The mere presence of HYPE in the top ten indicates that investors are paying close attention not only to classic cryptocurrencies but also to new infrastructural projects related to trading, liquidity, and derivative instruments.
What This Means for Investors on April 23, 2026
At this moment, the cryptocurrency market appears more mature and selective. It is no longer a phase of indiscriminate rallies, where everything rises simultaneously. Money flows to where there is liquidity, infrastructure, regulatory clarity, and institutional interest.
Investors should focus primarily on four signals today:
- Are positive flows into spot ETFs being sustained?
- Does Bitcoin maintain its leadership without a sharp deterioration in market structure?
- Is Ethereum continuing to confirm its recovery through activity and demand?
- Is the development of regulated stablecoins accelerating in the US, Europe, and Asia?

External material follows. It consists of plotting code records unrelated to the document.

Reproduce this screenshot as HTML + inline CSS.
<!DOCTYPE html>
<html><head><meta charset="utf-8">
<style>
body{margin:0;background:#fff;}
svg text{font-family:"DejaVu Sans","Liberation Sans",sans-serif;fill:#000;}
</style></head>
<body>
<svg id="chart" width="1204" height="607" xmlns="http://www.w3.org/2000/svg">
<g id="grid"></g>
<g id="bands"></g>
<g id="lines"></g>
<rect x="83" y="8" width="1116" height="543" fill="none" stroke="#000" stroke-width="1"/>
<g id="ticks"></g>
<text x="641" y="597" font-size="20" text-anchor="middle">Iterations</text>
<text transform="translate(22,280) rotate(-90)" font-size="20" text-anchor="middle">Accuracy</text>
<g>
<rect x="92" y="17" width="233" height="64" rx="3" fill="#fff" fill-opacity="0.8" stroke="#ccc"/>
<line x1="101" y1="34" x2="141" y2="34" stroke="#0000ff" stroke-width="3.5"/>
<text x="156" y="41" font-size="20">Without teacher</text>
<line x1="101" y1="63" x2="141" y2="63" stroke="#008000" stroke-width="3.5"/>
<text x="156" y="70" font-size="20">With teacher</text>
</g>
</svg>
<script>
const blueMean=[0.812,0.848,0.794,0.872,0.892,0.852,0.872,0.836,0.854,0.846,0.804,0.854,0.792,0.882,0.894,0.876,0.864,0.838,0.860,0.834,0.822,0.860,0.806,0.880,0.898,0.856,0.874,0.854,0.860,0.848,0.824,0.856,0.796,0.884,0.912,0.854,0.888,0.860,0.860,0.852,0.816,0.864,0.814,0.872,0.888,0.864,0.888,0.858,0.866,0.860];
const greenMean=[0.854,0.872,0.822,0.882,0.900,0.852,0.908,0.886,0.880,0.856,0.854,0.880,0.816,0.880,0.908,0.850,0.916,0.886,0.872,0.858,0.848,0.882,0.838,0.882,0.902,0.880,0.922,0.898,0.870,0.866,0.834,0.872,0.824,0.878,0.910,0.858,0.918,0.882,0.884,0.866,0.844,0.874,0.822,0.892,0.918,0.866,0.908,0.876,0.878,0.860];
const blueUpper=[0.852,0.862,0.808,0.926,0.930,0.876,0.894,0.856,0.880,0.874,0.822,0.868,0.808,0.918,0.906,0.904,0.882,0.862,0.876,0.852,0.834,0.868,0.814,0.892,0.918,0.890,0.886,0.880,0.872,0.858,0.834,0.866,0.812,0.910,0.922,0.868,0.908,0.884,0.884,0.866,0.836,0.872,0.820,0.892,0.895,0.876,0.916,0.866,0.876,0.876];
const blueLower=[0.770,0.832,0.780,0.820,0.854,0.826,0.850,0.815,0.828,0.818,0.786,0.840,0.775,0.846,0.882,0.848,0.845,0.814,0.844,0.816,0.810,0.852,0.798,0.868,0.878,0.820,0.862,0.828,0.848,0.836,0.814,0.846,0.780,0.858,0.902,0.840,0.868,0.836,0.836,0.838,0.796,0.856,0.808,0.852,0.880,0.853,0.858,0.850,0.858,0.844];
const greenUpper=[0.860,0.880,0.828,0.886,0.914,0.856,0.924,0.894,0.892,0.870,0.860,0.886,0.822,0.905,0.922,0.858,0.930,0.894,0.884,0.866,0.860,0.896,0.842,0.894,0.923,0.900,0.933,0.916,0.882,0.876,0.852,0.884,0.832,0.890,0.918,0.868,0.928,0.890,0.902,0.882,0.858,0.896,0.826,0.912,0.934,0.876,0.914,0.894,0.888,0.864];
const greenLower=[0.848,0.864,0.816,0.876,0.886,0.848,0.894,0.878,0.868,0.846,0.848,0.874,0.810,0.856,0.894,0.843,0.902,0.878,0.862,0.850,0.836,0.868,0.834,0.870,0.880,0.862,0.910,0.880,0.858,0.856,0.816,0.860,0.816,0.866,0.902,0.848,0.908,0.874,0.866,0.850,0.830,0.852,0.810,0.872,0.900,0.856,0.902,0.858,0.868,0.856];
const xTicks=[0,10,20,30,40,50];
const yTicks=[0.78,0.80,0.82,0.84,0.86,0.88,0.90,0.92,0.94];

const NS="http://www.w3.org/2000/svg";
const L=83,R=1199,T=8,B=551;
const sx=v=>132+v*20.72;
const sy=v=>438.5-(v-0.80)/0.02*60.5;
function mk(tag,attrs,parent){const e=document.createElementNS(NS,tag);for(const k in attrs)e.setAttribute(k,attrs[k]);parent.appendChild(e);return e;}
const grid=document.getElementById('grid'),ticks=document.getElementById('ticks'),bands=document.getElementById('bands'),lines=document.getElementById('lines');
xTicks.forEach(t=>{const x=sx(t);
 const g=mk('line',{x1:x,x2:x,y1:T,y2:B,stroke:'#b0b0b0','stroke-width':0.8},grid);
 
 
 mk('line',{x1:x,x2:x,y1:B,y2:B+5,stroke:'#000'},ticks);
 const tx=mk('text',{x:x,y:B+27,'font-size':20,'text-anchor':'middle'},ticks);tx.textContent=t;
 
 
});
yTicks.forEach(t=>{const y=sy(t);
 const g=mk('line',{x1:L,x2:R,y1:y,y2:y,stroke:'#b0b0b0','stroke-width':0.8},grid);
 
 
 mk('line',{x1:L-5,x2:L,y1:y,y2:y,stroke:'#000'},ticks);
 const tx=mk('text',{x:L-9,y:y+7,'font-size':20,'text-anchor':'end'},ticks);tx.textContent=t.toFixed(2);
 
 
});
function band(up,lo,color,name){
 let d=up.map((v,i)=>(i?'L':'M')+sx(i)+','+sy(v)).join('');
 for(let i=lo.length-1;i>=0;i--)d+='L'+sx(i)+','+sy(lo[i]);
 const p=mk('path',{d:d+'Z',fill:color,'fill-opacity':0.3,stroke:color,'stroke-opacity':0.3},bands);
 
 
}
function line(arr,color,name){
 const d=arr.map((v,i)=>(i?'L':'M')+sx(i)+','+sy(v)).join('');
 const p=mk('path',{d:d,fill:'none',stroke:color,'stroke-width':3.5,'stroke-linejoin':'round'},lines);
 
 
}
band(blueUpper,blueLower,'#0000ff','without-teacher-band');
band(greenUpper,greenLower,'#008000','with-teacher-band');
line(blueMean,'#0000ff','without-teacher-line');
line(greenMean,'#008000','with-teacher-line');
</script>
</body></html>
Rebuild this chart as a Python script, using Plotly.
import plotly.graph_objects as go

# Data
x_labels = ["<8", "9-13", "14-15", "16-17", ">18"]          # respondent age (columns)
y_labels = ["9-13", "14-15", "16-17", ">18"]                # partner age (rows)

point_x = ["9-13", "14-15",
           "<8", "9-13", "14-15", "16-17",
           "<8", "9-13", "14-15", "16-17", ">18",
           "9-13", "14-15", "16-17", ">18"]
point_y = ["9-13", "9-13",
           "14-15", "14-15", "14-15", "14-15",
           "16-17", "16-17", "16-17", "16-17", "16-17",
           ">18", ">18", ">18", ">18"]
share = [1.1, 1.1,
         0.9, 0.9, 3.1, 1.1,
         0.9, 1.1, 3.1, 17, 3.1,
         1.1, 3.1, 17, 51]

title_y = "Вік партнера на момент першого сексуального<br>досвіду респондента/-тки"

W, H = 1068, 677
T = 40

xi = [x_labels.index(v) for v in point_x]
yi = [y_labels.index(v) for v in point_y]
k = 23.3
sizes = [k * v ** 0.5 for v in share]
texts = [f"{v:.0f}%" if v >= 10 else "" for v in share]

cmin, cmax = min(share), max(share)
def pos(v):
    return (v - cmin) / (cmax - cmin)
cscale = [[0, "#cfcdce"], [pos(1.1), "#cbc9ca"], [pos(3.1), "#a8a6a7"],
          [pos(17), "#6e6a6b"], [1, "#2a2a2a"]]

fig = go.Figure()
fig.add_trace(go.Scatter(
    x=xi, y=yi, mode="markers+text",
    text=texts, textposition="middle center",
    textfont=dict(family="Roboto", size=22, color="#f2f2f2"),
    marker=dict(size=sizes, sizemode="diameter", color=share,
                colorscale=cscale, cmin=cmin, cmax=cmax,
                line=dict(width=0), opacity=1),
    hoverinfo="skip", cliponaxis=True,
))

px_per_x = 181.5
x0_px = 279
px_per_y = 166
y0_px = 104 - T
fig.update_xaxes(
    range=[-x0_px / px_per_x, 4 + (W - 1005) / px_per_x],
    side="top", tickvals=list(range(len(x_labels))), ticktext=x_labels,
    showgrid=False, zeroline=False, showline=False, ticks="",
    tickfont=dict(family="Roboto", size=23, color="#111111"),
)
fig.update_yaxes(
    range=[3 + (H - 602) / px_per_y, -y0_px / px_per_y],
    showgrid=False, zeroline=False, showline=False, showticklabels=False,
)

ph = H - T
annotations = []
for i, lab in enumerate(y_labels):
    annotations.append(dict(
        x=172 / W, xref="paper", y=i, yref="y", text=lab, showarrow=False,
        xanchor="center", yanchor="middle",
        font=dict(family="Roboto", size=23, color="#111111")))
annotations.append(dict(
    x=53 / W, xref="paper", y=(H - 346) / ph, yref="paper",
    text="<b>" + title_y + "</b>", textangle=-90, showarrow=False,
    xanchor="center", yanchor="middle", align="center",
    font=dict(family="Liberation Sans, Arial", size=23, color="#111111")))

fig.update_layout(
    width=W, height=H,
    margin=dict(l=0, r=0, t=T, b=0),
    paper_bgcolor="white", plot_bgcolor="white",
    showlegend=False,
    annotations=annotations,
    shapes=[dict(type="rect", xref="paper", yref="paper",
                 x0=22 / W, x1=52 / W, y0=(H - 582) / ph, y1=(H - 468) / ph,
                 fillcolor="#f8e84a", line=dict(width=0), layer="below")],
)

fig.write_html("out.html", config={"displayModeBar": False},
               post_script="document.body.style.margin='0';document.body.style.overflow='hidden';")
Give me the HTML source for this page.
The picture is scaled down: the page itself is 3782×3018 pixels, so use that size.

If these factors remain stable, the cryptocurrency market may gain a more sustainable foundation for the next growth phase. Should ETF flows begin to weaken, and macro conditions once again deteriorate, the market is likely to revert to a defensive model dominated by Bitcoin, with a cautious approach to altcoins.
Cryptocurrency news on Thursday, April 23, 2026, paints a moderately positive picture for global investors. Bitcoin reaffirms its status as the market center, Ethereum shows signs of strengthening, and stablecoins along with regulated infrastructure become key themes of the new cycle. For market participants, this means one thing: cryptocurrencies are increasingly embedding themselves into the global financial system, indicating that the importance of digital assets for investors, funds, and banks will continue to grow in 2026.